### What to work on
Starting at the first line of the listing below, repeat each line exactly until the line containing "var seriesName = 'Efficacité", which you include. Leave out pictures.

### Stored data
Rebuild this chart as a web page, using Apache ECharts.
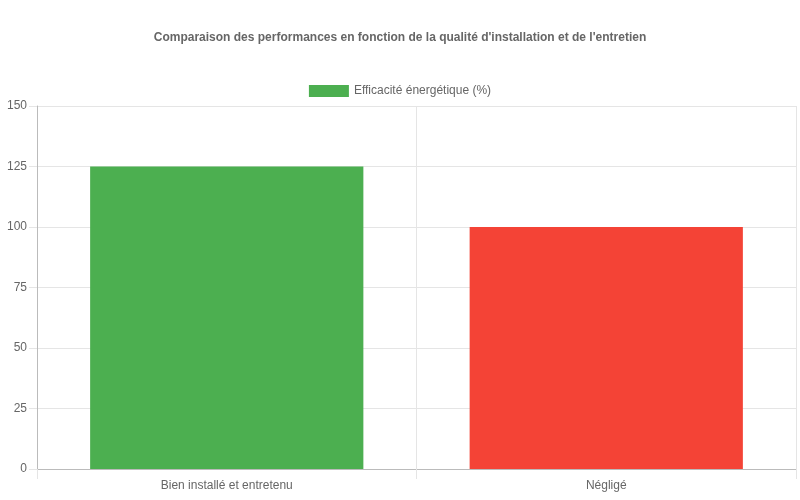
<!DOCTYPE html>
<html lang="fr" style="height: 100%">
<head>
  <meta charset="utf-8">
</head>
<body style="height: 100%; margin: 0; background: #fff">
  <div id="container" style="width: 800px; height: 500px"></div>
  <script type="text/javascript" src="https://fastly.jsdelivr.net/npm/echarts@6/dist/echarts.min.js"></script>
  <script type="text/javascript">
    var categories = ['Bien installé et entretenu', 'Négligé'];
    var values = [125, 100];
    var barColors = ['#4CAF50', '#F44336'];
    var seriesName = 'Efficacité énergétique (%)';

    var font = '"Liberation Sans", Arial, Helvetica, sans-serif';
    var myChart = echarts.init(document.getElementById('container'));

    var option =
    {
        animation: false,
        textStyle: { fontFamily: font },
        title:
        {
            text: "Comparaison des performances en fonction de la qualité d'installation et de l'entretien",
            left: 'center',
            top: 27,
            textStyle:
            {
                fontFamily: font,
                fontSize: 12,
                fontWeight: 'bold',
                color: '#666'
            }
        },
        legend:
        {
            top: 80,
            left: 'center',
            itemWidth: 40,
            itemHeight: 12,
            itemGap: 10,
            icon: 'rect',
            textStyle: { fontFamily: font, fontSize: 12, color: '#666' },
            data: [{ name: seriesName, itemStyle: { color: barColors[0] } }]
        },
        grid:
        {
            left: 37,
            right: 4,
            top: 106,
            bottom: 31,
            containLabel: false
        },
        xAxis:
        {
            type: 'category',
            data: categories,
            axisLine: { show: true, lineStyle: { color: '#bbb' } },
            axisTick: { show: true, length: 10, lineStyle: { color: '#e5e5e5' } },
            axisLabel: { fontFamily: font, fontSize: 12, color: '#666', margin: 11 },
            splitLine: { show: true, lineStyle: { color: '#e5e5e5' } }
        },
        yAxis:
        {
            type: 'value',
            min: 0,
            max: 150,
            interval: 25,
            axisLine: { show: true, lineStyle: { color: '#bbb' } },
            axisTick: { show: true, length: 8, lineStyle: { color: '#e5e5e5' } },
            axisLabel: { fontFamily: font, fontSize: 12, color: '#666', margin: 10, padding: [2, 0, 0, 0] },
            splitLine: { show: true, lineStyle: { color: '#e5e5e5' } }
        },
        series:
        [
            {
                name: seriesName,
                type: 'bar',
                barCategoryGap: '28%',
                data: values.map(function(v, i)
                {
                    return { value: v, itemStyle: { color: barColors[i] } };
                })
            }
        ]
    };

    myChart.setOption(option);
  </script>
</body>
</html>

### Solution
Rebuild this chart as a web page, using Apache ECharts.
<!DOCTYPE html>
<html lang="fr" style="height: 100%">
<head>
  <meta charset="utf-8">
</head>
<body style="height: 100%; margin: 0; background: #fff">
  <div id="container" style="width: 800px; height: 500px"></div>
  <script type="text/javascript" src="https://fastly.jsdelivr.net/npm/echarts@6/dist/echarts.min.js"></script>
  <script type="text/javascript">
    var categories = ['Bien installé et entretenu', 'Négligé'];
    var values = [125, 100];
    var barColors = ['#4CAF50', '#F44336'];
    var seriesName = 'Efficacité énergétique (%)';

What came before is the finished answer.